En se pointant sur la scène du Zénith de Paris, hier soir, Cat Stevens, devenu Yusuf Islam dans les années 70, s'est retourné vers le décor de gare qu'on lui a construit pour cette tournée intitulée Peace Train... Late Again. Puis il a fait mine de consulter sa montre pour que l'on comprenne que ledit train accusait du retard, quelque chose comme une quarantaine d'années depuis la création de cette chanson utopiste. Un peu plus tard, quand il a emprunté à Curtis Mayfield People Get Ready, une autre chanson qui donne dans la métaphore ferroviaire, l'artiste de 66 ans a constaté non sans humour que celle-là aussi était née avant l'Eurostar.

De toute façon, aucun des spectateurs rassemblés au Zénith n'était dupe: c'est le Cat Stevens des années 70 qu'on était venu entendre et l'artiste qui s'est éclipsé pendant près de 30 ans après sa conversion à l'islam n'a pas déçu. Tant et si bien que le public de la seule étape française de cette tournée qui passera par Toronto le 1er décembre lui a réservé un accueil triomphal qui a semblé l'étonner. Les plus vieux tapaient des mains, des spectateurs de tous les âges chantaient ses airs les plus connus et on a même vu de jeunes enfants lui réclamer des titres de chansons.

L'étincelle après l'entracte

Ce n'était pourtant pas gagné après la première partie du concert. Les fans s'étaient régalés de The Wind, Moonshadow, Sitting et Morning Has Broken, mais malgré le travail impeccable de ses cinq musiciens, dont le vieux complice Alun Davies à la guitare acoustique, on cherchait encore l'étincelle qui fait la différence entre un concert de bonne tenue et une soirée dont on se souviendra longtemps.

Curieusement, c'est après l'entracte, quand il a joué plus de chansons de son tout nouvel album Tell 'Em I'm Gone, que c'est devenu véritablement intéressant. Comme si, au contact de ces chansons qui sont pourtant pour la plupart des reprises, l'artiste s'était enfin senti pertinent en 2014. Tout à coup, la musique sage comme une image s'est décoincée. La chanson ouvrière Big Boss Man a trouvé un écho dans le texte relu et corrigé par Yusuf/Cat de Another Saturday Night de Sam Cooke et la mordante chanson autobiographique Editing Floor Blues a préparé le terrain pour la troublante The First Cut Is the Deepest que lui avait empruntée jadis Rod Stewart avec le succès que l'on sait.

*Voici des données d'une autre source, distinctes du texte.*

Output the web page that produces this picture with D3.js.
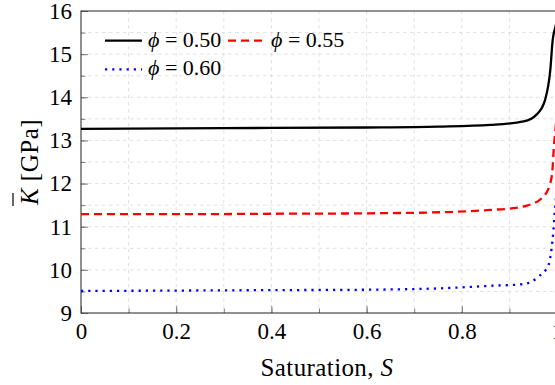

Les spectateurs se sont mis à réclamer avec plus d'insistance les chansons qu'ils tenaient à entendre et elles se sont manifestées comme par miracle, de Sad Lisa à Father and Son, deux véritables moments d'émotion. Même quand ce n'était pas la chanson réclamée à haute voix mais plutôt, par exemple, Don't Let Me Be Misunderstood empruntée à l'idole Nina Simone, le chanteur et ses musiciens la rendaient de façon tellement convaincante qu'elle était applaudie presque aussi chaudement.

Passion retrouvée

En 31 chansons sur presque deux heures de concert, on a compris que le répertoire de Cat Stevens n'a rien perdu de son charme et de sa beauté, mais qu'il est encore mieux servi aujourd'hui par un Yusuf Islam qui a retrouvé la passion de son métier. Ainsi que la liberté qui l'autorise à chanter All You Need Is Love des Beatles aussi bien que If You Want To Sing Out, Sing Out, de la bande originale du film culte Harold et Maude, son tout premier 45-tours I Love My Dog ou encore des chansons passées à peu près inaperçues dans les deux albums qu'il a lancés après sa longue éclipse.

Un peu pris de court quand le public lui a réclamé un deuxième rappel, Yusuf/Cat a chanté une chanson de son album Mona Bone Jakon paru en 1970 mais pas celle qu'espéraient encore les plus optimistes de ses fans français: Lady d'Arbanville. Peut-être qu'il ne blaguait pas quand il a dit à La Presse, le mois dernier, que celle-là, sa femme ne voulait pas qu'il la joue.

Personne ne lui en a tenu rigueur hier soir et l'artiste a tiré sa révérence en promettant presque de revenir chanter à Paris. S'il continue à s'amuser autant sur scène, peut-être aura-t-il également la bonne idée de faire un détour par Montréal un de ces jours.